The generation before artists of the 60s were focused on celebrating the glorious past and indigenous heritage of Mexico and establishing a unique identity for itself through the representation of popular culture. So, we have artists like Rivera, Orozco, and Siqueiros, etc. characters whose reputations reached monumental proportions. The artists after that called themselves "La Ruptura" or the rupture - artists who wanted to internationalize Mexican art and look for other, more spiritual and transcendental ways of making art that did not rely on didactic, figurative, and historical matter.

These artists-like Tamayo, Gerzo, and Cuevas-grew weary of past generations and sought to re-define their styles. Of course, this was a conscious and political act so in engaging this dialogue between past and present, Mexican artists from the 50s and 60s were not so interested in "pop."

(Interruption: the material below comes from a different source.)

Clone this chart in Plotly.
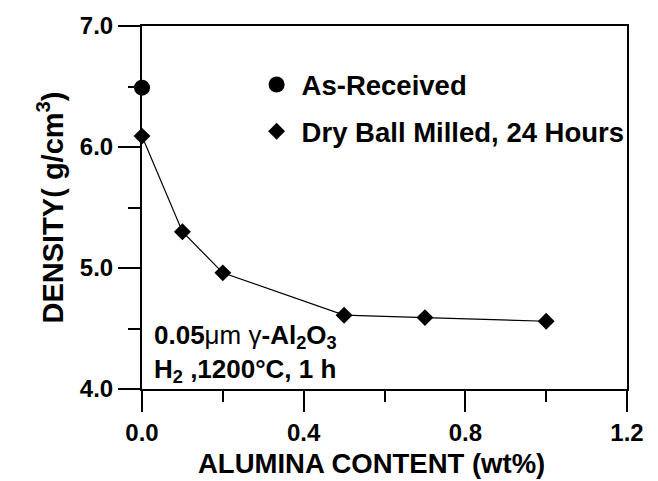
import plotly.graph_objects as go

# Data
as_received_x = [0.0]
as_received_y = [6.49]
milled_x = [0.0, 0.1, 0.2, 0.5, 0.7, 1.0]
milled_y = [6.09, 5.30, 4.96, 4.61, 4.59, 4.56]

x_ticks = [0.0, 0.4, 0.8, 1.2]
x_ticktext = ["0.0", "0.4", "0.8", "1.2"]
y_ticks = [4.0, 5.0, 6.0, 7.0]
y_ticktext = ["4.0", "5.0", "6.0", "7.0"]

FONT = "Liberation Sans, Arial, sans-serif"

fig = go.Figure()
# connecting line (no legend entry)
fig.add_trace(go.Scatter(
    x=milled_x, y=milled_y, mode="lines", showlegend=False,
    line=dict(color="black", width=1.2), hoverinfo="skip",
))
fig.add_trace(go.Scatter(
    x=milled_x, y=milled_y, mode="markers",
    name="Dry Ball Milled, 24 Hours", legendgroup="b", legendrank=2,
    marker=dict(symbol="diamond", size=13, color="black"),
    cliponaxis=False,
))
fig.add_trace(go.Scatter(
    x=as_received_x, y=as_received_y, mode="markers",
    name="As-Received", legendgroup="a", legendrank=1,
    marker=dict(symbol="circle", size=16, color="black"),
    cliponaxis=False,
))

axis_common = dict(
    showline=True, linecolor="black", linewidth=2, mirror=True,
    ticks="outside", tickcolor="black", tickwidth=2,
    showgrid=False, zeroline=False,
    tickfont=dict(family=FONT, size=24, color="black", weight="bold"),
)

fig.update_xaxes(
    range=[0, 1.2], tickvals=x_ticks, ticktext=x_ticktext, ticklen=21,
    minor=dict(dtick=0.2, ticklen=11, tickwidth=2, tickcolor="black", ticks="outside"),
    **axis_common,
)
fig.update_yaxes(
    range=[4.0, 7.0], tickvals=y_ticks, ticktext=y_ticktext, ticklen=22,
    minor=dict(dtick=0.5, ticklen=12, tickwidth=2, tickcolor="black", ticks="outside"),
    title=dict(text="DENSITY( g/cm<sup>3</sup>)",
               font=dict(family=FONT, size=29, color="black", weight="bold"),
               standoff=8),
    **axis_common,
)

# x-axis title (placed slightly left of centre as in the reference)
fig.add_annotation(
    xref="paper", yref="paper", x=0.474, y=-0.205,
    xanchor="center", yanchor="middle", showarrow=False,
    text="ALUMINA CONTENT (wt%)",
    font=dict(family=FONT, size=27.5, color="black", weight="bold"),
)

note_font = dict(family=FONT, size=26, color="black", weight="bold")
fig.add_annotation(
    xref="paper", yref="paper", x=0.02, y=0.146,
    xanchor="left", yanchor="middle", align="left", showarrow=False,
    text="0.05<span style='font-weight:normal'>μm γ</span>-Al<sub>2</sub>O<sub>3</sub>",
    font=note_font,
)
fig.add_annotation(
    xref="paper", yref="paper", x=0.02, y=0.051,
    xanchor="left", yanchor="middle", align="left", showarrow=False,
    text="H<sub>2</sub> ,1200°C, 1 h",
    font=note_font,
)

fig.update_layout(
    width=658, height=481,
    margin=dict(l=142, r=31, t=23, b=92),
    paper_bgcolor="white", plot_bgcolor="white",
    showlegend=True,
    legend=dict(
        x=0.226, y=0.906, xanchor="left", yanchor="top",
        bgcolor="rgba(0,0,0,0)", borderwidth=0,
        traceorder="grouped", tracegroupgap=8, itemwidth=40,
        font=dict(family=FONT, size=27.5, color="black", weight="bold"),
    ),
)

fig.write_html("out.html")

Does Mexican Pop art cosy up to commercial imagery with the same abandon as its American counterpart?

Miki Um, I would say yes, most certainly. One of the defining characteristics of Mexican (Latin American) art is that it is born out of hybridity. Like the mestizo culture that makes up most of Mexico's population, the sense of absorption, fragmentation, adaptation, etc. is pervasive. There are so many sources from which to adopt-whether it be Spanish colonial art, Aztec or Maya imagery, Revolutionary posters, the inundation of visual imagery in crowded metropolises like Mexico City that responds to a large illiterate population, etc. These diverse and disparate influences have always shaped Mexico's identity and will of course filter into the field of visual arts.

Which Pop cultural forms dominate the field in Mexico today? Any thoughts on why they do?

Miki Well, as I mentioned before, there will always be the historical references that I've named above. And yes, there are telenovelas and lucha libre people too. More and more, the borders between the US (and the rest of the world) and Mexico are becoming blurred and things filter back and forth. So kids (and adults like us!) are as taken by the phenomenon of Pokemon, the Teletubbies, the Matrix, and Nintendo as much as anyone else.

There has always been this weird pop culture feedback loop along the US and Mexican border. We've all seen evidence of it; ceramic figures of Bart Simpson and Tweety Bird, black velvet paintings of Elvis and the like. How do the artists who make these popjects motivate? How do they see themselves in relation to their peers and other artists at large? Have any become "famous?"

Miki Specifically, there are artists such as the brothers Einar and Jamex de la Torre who not only borrow from this blurred line of Mexico/US but live it. With studios on both sides of the borders as well as having a Mexican and European heritage, the artists only practice their lived experience. They use the fine art of blown glass methodologies and incorporate pachuco stylistics, catholic imagery, sexual and vulgar street language to produce a truly hybrid art. It is close to the Chicano style of "rasquachismo" a term coined by the art historian Tomás Ybarra Frausto to describe a kind of underdog mentality.One that consciously borrows from everyday life and utilizes a "make-do with what you have" kind of stylistic.